La última vez que cerré la puerta de la oficina donde trabajé casi treinta años, sentí una contradicción. Alegría, alivio, libertad por un lado; por el otro, un vacío que asustaba. Como si la estructura de mi vida se hubiera derrumbado. Despertar sin alarma, sin prisas, sin correos electrónicos ni atascos matutinos… parecía un sueño. Pero a las dos semanas, el silencio me ahogaba. Me preguntaba: «¿Y ahora qué? ¿Quién soy si no soy empleada, ni compañera, ni jefa de nadie?»
Los primeros días los llené de tareas domésticas: limpiar, cocinar, cambiar muebles, lavar ropa. Pero pronto entendí: no para eso había esperado la jubilación. El ajetreo no llenaba el vacío, lo subrayaba. Me sentí olvidada, como un objeto arrinconado.
Hasta que una mañana, con mi taza de té, me senté en el sillón y miré por la ventana. Sin prisa. Ramas que se mecían, el sol filtrándose entre nubes, el canto de los pájaros… Y entonces lo entendí: por primera vez en años, podía *ser*. No para otros. No por un sueldo, ni informes, ni tareas. Solo ser *yo*.

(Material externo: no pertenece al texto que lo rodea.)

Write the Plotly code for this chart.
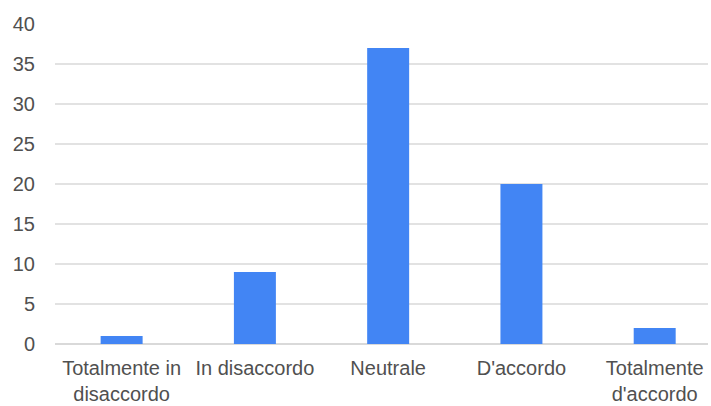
import plotly.graph_objects as go

# Survey responses per agreement level
categories = ["Totalmente in<br>disaccordo", "In disaccordo", "Neutrale", "D'accordo", "Totalmente<br>d'accordo"]
counts = [1, 9, 37, 20, 2]
y_ticks = [0, 5, 10, 15, 20, 25, 30, 35, 40]

fig = go.Figure(
    go.Bar(
        x=list(range(len(categories))),
        y=counts,
        width=0.315,
        marker=dict(color="#4285F4", line=dict(width=0)),
        hoverinfo="x+y",
    )
)

font_color = "#505050"
fig.update_layout(
    width=711,
    height=406,
    margin=dict(l=55, r=3, t=24, b=62),
    paper_bgcolor="white",
    plot_bgcolor="white",
    showlegend=False,
    font=dict(family="Liberation Sans, Arial, sans-serif", size=20, color=font_color),
)
fig.update_xaxes(
    range=[-0.5, 4.4],
    tickmode="array",
    tickvals=list(range(len(categories))),
    ticktext=categories,
    showgrid=False,
    showline=False,
    zeroline=False,
    ticks="",
    ticklabelstandoff=10,
    automargin=False,
    tickfont=dict(size=20, color=font_color),
)
fig.update_yaxes(
    range=[0, 40],
    tickmode="array",
    tickvals=y_ticks,
    showgrid=True,
    gridcolor="#e2e2e2",
    gridwidth=1.5,
    zeroline=True,
    zerolinecolor="#d9d9d9",
    zerolinewidth=2,
    showline=False,
    ticks="",
    ticklabelstandoff=19,
    automargin=False,
    tickfont=dict(size=20, color=font_color),
)

fig.write_html("out.html")
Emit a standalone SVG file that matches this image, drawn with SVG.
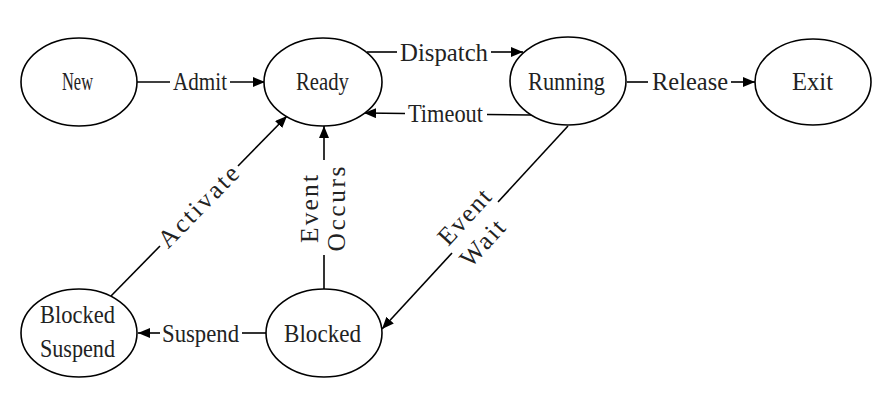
<svg xmlns="http://www.w3.org/2000/svg" width="876" height="408" viewBox="0 0 876 408">
<style>
.n{fill:#fff;stroke:#000;stroke-width:1.6}
.e{fill:none;stroke:#000;stroke-width:1.6}
.t{font-family:"Liberation Serif","Times New Roman",serif;font-size:25.5px;fill:#222;text-anchor:middle}
</style>
<defs>
<marker id="a" markerUnits="userSpaceOnUse" markerWidth="13" markerHeight="11" refX="12" refY="5" orient="auto">
<path d="M0,0 L12,5 L0,10 z" fill="#000"/>
</marker>
</defs>
<rect width="876" height="408" fill="#fff"/>
<g id="connectors">
<path class="e" d="M137,82 H170"/>
<path class="e" d="M230,82 H265" marker-end="url(#a)"/>
<path class="e" d="M367,52 H397"/>
<path class="e" d="M491,52 H523" marker-end="url(#a)"/>
<path class="e" d="M531,115 L487,114.5"/>
<path class="e" d="M405,113.5 L364,113" marker-end="url(#a)"/>
<path class="e" d="M627,82 H648"/>
<path class="e" d="M731,82 H755" marker-end="url(#a)"/>
<path class="e" d="M266,333 H242"/>
<path class="e" d="M160,333 H138" marker-end="url(#a)"/>
<path class="e" d="M111,296 L160,246"/>
<path class="e" d="M238,166 L287,116" marker-end="url(#a)"/>
<path class="e" d="M324,289 V255"/>
<path class="e" d="M324,160 V126" marker-end="url(#a)"/>
<path class="e" d="M568,126 L498,202"/>
<path class="e" d="M452,253 L382,329" marker-end="url(#a)"/>
<text class="t" x="200" y="90" textLength="54" lengthAdjust="spacingAndGlyphs">Admit</text>
<text class="t" x="444" y="61" textLength="88" lengthAdjust="spacingAndGlyphs">Dispatch</text>
<text class="t" x="445.5" y="122" textLength="75" lengthAdjust="spacingAndGlyphs">Timeout</text>
<text class="t" x="690" y="90" textLength="76" lengthAdjust="spacingAndGlyphs">Release</text>
<text class="t" x="200.5" y="342" textLength="77" lengthAdjust="spacingAndGlyphs">Suspend</text>
<g transform="translate(199,207) rotate(-45.6)">
<text class="t" x="0" y="7.5" textLength="104" lengthAdjust="spacing">Activate</text>
</g>
<g transform="translate(324,209) rotate(-90)">
<text class="t" x="0" y="-6" textLength="68" lengthAdjust="spacing">Event</text>
<text class="t" x="0" y="21" textLength="85" lengthAdjust="spacing">Occurs</text>
</g>
<g transform="translate(474,230) rotate(-47.5)">
<text class="t" x="3" y="-7.5" textLength="66" lengthAdjust="spacing">Event</text>
<text class="t" x="-4" y="23.5" textLength="54" lengthAdjust="spacing">Wait</text>
</g>
</g>
<g id="new"><ellipse class="n" cx="79" cy="82" rx="58" ry="44"/><text class="t" x="77.5" y="90" textLength="31" lengthAdjust="spacingAndGlyphs">New</text></g>
<g id="ready"><ellipse class="n" cx="323" cy="82" rx="59" ry="44"/><text class="t" x="322.5" y="90" textLength="53" lengthAdjust="spacingAndGlyphs">Ready</text></g>
<g id="running"><ellipse class="n" cx="568" cy="81" rx="58" ry="44"/><text class="t" x="566.5" y="90" textLength="77" lengthAdjust="spacingAndGlyphs">Running</text></g>
<g id="exit"><ellipse class="n" cx="813" cy="82" rx="58" ry="43"/><text class="t" x="812.5" y="90" textLength="41" lengthAdjust="spacingAndGlyphs">Exit</text></g>
<g id="blocked-suspend"><ellipse class="n" cx="79" cy="333" rx="58" ry="44"/><text class="t" x="77.5" y="323" textLength="75" lengthAdjust="spacingAndGlyphs">Blocked</text><text class="t" x="77.5" y="357" textLength="75" lengthAdjust="spacingAndGlyphs">Suspend</text></g>
<g id="blocked"><ellipse class="n" cx="324" cy="333" rx="58" ry="44"/><text class="t" x="322.5" y="342" textLength="77" lengthAdjust="spacingAndGlyphs">Blocked</text></g>
</svg>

Tomé un libro olvidado en la mesilla. Lo leí despacio, saboreando cada página, cada sorbo de té, como si volviera a la mujer que soñó con leer, escribir, aprender. Releí novelas viejas, devoré palabras. No era solo descanso: era volver a mí misma.
Empecé a pasear. Al principio, las piernas dolían, el corazón latía fuerte, pero seguía adelante. Con los días, respirar era más fácil. Un banco en el parque se convirtió en refugio; el camino junto al lago, en una ruta hacia la paz.
Descubrí que la felicidad no son grandes eventos, sino pequeños placeres: una manta cálida, el olor de un bizcocho recién horneado, charlar con mi amiga Carmen, tejer mientras suena mi música favorita. Aprendí a hacerlo porque *quería*, no porque *debía*. Sin culpa. Sin justificarme.
Mis hijos a veces me miran con reproche: «Mamá, ¿pasas todo el día en casa?». Sí. En casa. Y por primera vez en décadas, *disfruto* estando aquí. Fui hija, esposa, madre, trabajadora… Ahora soy solo *yo*. Y créanme, es maravilloso.
Tengo un cuaderno donde escribo pensamientos, sueños, recetas. A veces anoto recuerdos, por si mis nietos los leen algún día. O yo misma, cuando vuelva la ansiedad.
Ya no temo a la vejez. Encuentro belleza en cada día. Si alguien lee esto, que sepa: la jubilación no es el final. Es un nuevo capítulo. Y cómo se escriba… depende solo de ustedes. Permítanse ser felices. Permítanse *vivir*. Para sí mismos.